When it became obvious in the late 1940s that the company was going to have to move "someplace where there was a large amount of ground," Vollum and Murdock asked their employees where they wanted to be, and the employees said west.
"West" at that point was mostly apple orchards and cow pastures, but land was cheap, and forward-thinking developers were building houses in all price ranges around the Cedar Hills Shopping Mall. Tektronix moved there. For all the absence of hierarchy in the Silicon Valley, employers there weren't asking their workers where they wanted to live.

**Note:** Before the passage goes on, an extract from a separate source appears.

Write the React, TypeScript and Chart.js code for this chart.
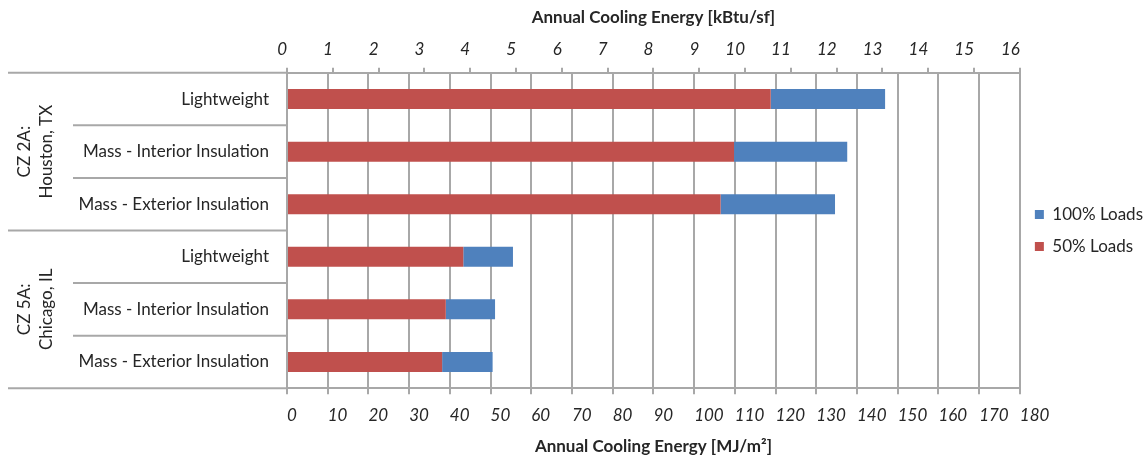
import React, { useEffect, useRef } from "react";
import { Chart, registerables } from "chart.js";

Chart.register(...registerables);

const CATEGORIES = [
  "Lightweight",
  "Mass - Interior Insulation",
  "Mass - Exterior Insulation",
  "Lightweight",
  "Mass - Interior Insulation",
  "Mass - Exterior Insulation",
];
const GROUPS = [
  ["CZ 2A:", "Houston, TX"],
  ["CZ 5A:", "Chicago, IL"],
];
const GROUP_SIZE = 3;
// MJ/m² values (stacked segments)
const LOADS_50 = [118.8, 109.8, 106.5, 43.3, 39.0, 38.1];
const LOADS_100_EXTRA = [28.1, 27.8, 28.1, 12.2, 12.1, 12.4];
const MJ_MAX = 180;
const MJ_STEP = 10;
const KBTU_MAX = 16;
const KBTU_STEP = 1;

const FONT = "Lato, 'Open Sans', sans-serif";
const FS = 17;
const GRID = "#a8a8a8";
const TEXT = "#262626";

const groupPlugin = {
  id: "groupLabels",
  afterDraw(chart: any) {
    const { ctx, chartArea } = chart;
    const y = chart.scales.y;
    const n = CATEGORIES.length;
    ctx.save();
    ctx.strokeStyle = GRID;
    ctx.lineWidth = 2;
    for (let i = 0; i <= n; i++) {
      let yy: number;
      if (i === 0) yy = chartArea.top;
      else if (i === n) yy = chartArea.bottom;
      else yy = (y.getPixelForValue(i - 1) + y.getPixelForValue(i)) / 2;
      const isGroup = i % GROUP_SIZE === 0;
      const x0 = isGroup ? 8 : 73;
      ctx.beginPath();
      ctx.moveTo(x0, yy);
      ctx.lineTo(chartArea.left, yy);
      ctx.stroke();
    }
    ctx.fillStyle = TEXT;
    ctx.font = `${FS}px ${FONT}`;
    ctx.textAlign = "center";
    ctx.textBaseline = "middle";
    GROUPS.forEach((lines, g) => {
      const a = y.getPixelForValue(g * GROUP_SIZE);
      const b = y.getPixelForValue(g * GROUP_SIZE + GROUP_SIZE - 1);
      const cy = (a + b) / 2;
      ctx.save();
      ctx.translate(36, cy);
      ctx.rotate(-Math.PI / 2);
      ctx.fillText(lines[0], 0, -11);
      ctx.fillText(lines[1], 0, 11);
      ctx.restore();
    });
    ctx.restore();
  },
};

export default function App() {
  const ref = useRef<HTMLCanvasElement | null>(null);
  useEffect(() => {
    if (!ref.current) return;
    const chart = new Chart(ref.current, {
      type: "bar",
      data: {
        labels: CATEGORIES,
        datasets: [
          {
            label: "50% Loads",
            data: LOADS_50,
            backgroundColor: "#C0504D",
            xAxisID: "x",
            barPercentage: 0.38,
            categoryPercentage: 1,
          },
          {
            label: "100% Loads",
            data: LOADS_100_EXTRA,
            backgroundColor: "#4F81BD",
            xAxisID: "x",
            barPercentage: 0.38,
            categoryPercentage: 1,
          },
        ],
      },
      options: {
        indexAxis: "y",
        animation: false,
        responsive: true,
        maintainAspectRatio: false,
        layout: { padding: { left: 0, right: -7, top: 0, bottom: 0 } },
        plugins: {
          tooltip: { enabled: false },
          legend: {
            position: "right",
            reverse: true,
            labels: {
              boxWidth: 9,
              boxHeight: 9,
              padding: 15,
              color: TEXT,
              font: { family: FONT, size: FS },
            },
          },
        },
        scales: {
          x: {
            type: "linear",
            position: "bottom",
            stacked: true,
            min: 0,
            max: MJ_MAX,
            grid: { color: GRID, lineWidth: 2, tickLength: 6, tickColor: GRID },
            border: { color: GRID, width: 2 },
            ticks: {
              stepSize: MJ_STEP,
              align: "start",
              padding: 11,
              color: TEXT,
              font: { family: FONT, size: FS, style: "italic" },
            },
            title: {
              display: true,
              text: "Annual Cooling Energy [MJ/m²]",
              color: TEXT,
              font: { family: FONT, size: FS, weight: "bold" },
              padding: { top: 0, bottom: 4 },
            },
          },
          x2: {
            type: "linear",
            position: "top",
            min: 0,
            max: KBTU_MAX,
            grid: { drawOnChartArea: false, color: GRID, lineWidth: 2, tickLength: 5, tickColor: GRID },
            border: { color: GRID, width: 2 },
            ticks: {
              stepSize: KBTU_STEP,
              align: "end",
              padding: 8,
              color: TEXT,
              font: { family: FONT, size: FS, style: "italic" },
            },
            title: {
              display: true,
              text: "Annual Cooling Energy [kBtu/sf]",
              color: TEXT,
              font: { family: FONT, size: FS, weight: "bold" },
              padding: { top: 7, bottom: 4 },
            },
          },
          y: {
            type: "category",
            stacked: true,
            grid: { display: false, drawTicks: false },
            border: { color: GRID, width: 2 },
            ticks: {
              padding: 18,
              color: TEXT,
              font: { family: FONT, size: FS },
            },
            afterFit(scale: any) {
              scale.width = 287;
            },
          },
        },
      },
      plugins: [groupPlugin],
    } as any);
    return () => chart.destroy();
  }, []);
  return (
    <div style={{ position: "fixed", left: 0, top: 0, width: 1146, height: 461, background: "#fff" }}>
      <canvas ref={ref} />
    </div>
  );
}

And then there was the story about Vollum getting a telephone call from a woman whose radio he had fixed back in the days when that was part of what he did for a living. The woman told him that the radio had broken and asked if he would come and fix it. Although Vollum was then the president of a successful company, he drove over to the woman's house and fixed the radio. "When I fix something, it stays fixed," Vollum reportedly told the woman when she offered to pay him and he turned her down.
There weren't many environmental regulations in the 1940s and '50s, and Tektronix stayed out of politics. The company built its own waste-treatment plant when it moved west of Portland to Beaverton, and the company rule was to make sure the water that left Tek property was as clean as it was when it came on. Murdock didn't like the state tax structure, and moved across the river to Washington in the late '50s. Vollum's attitude was that he had been born and brought up in Oregon, and he intended to live there and pay the taxes without complaining.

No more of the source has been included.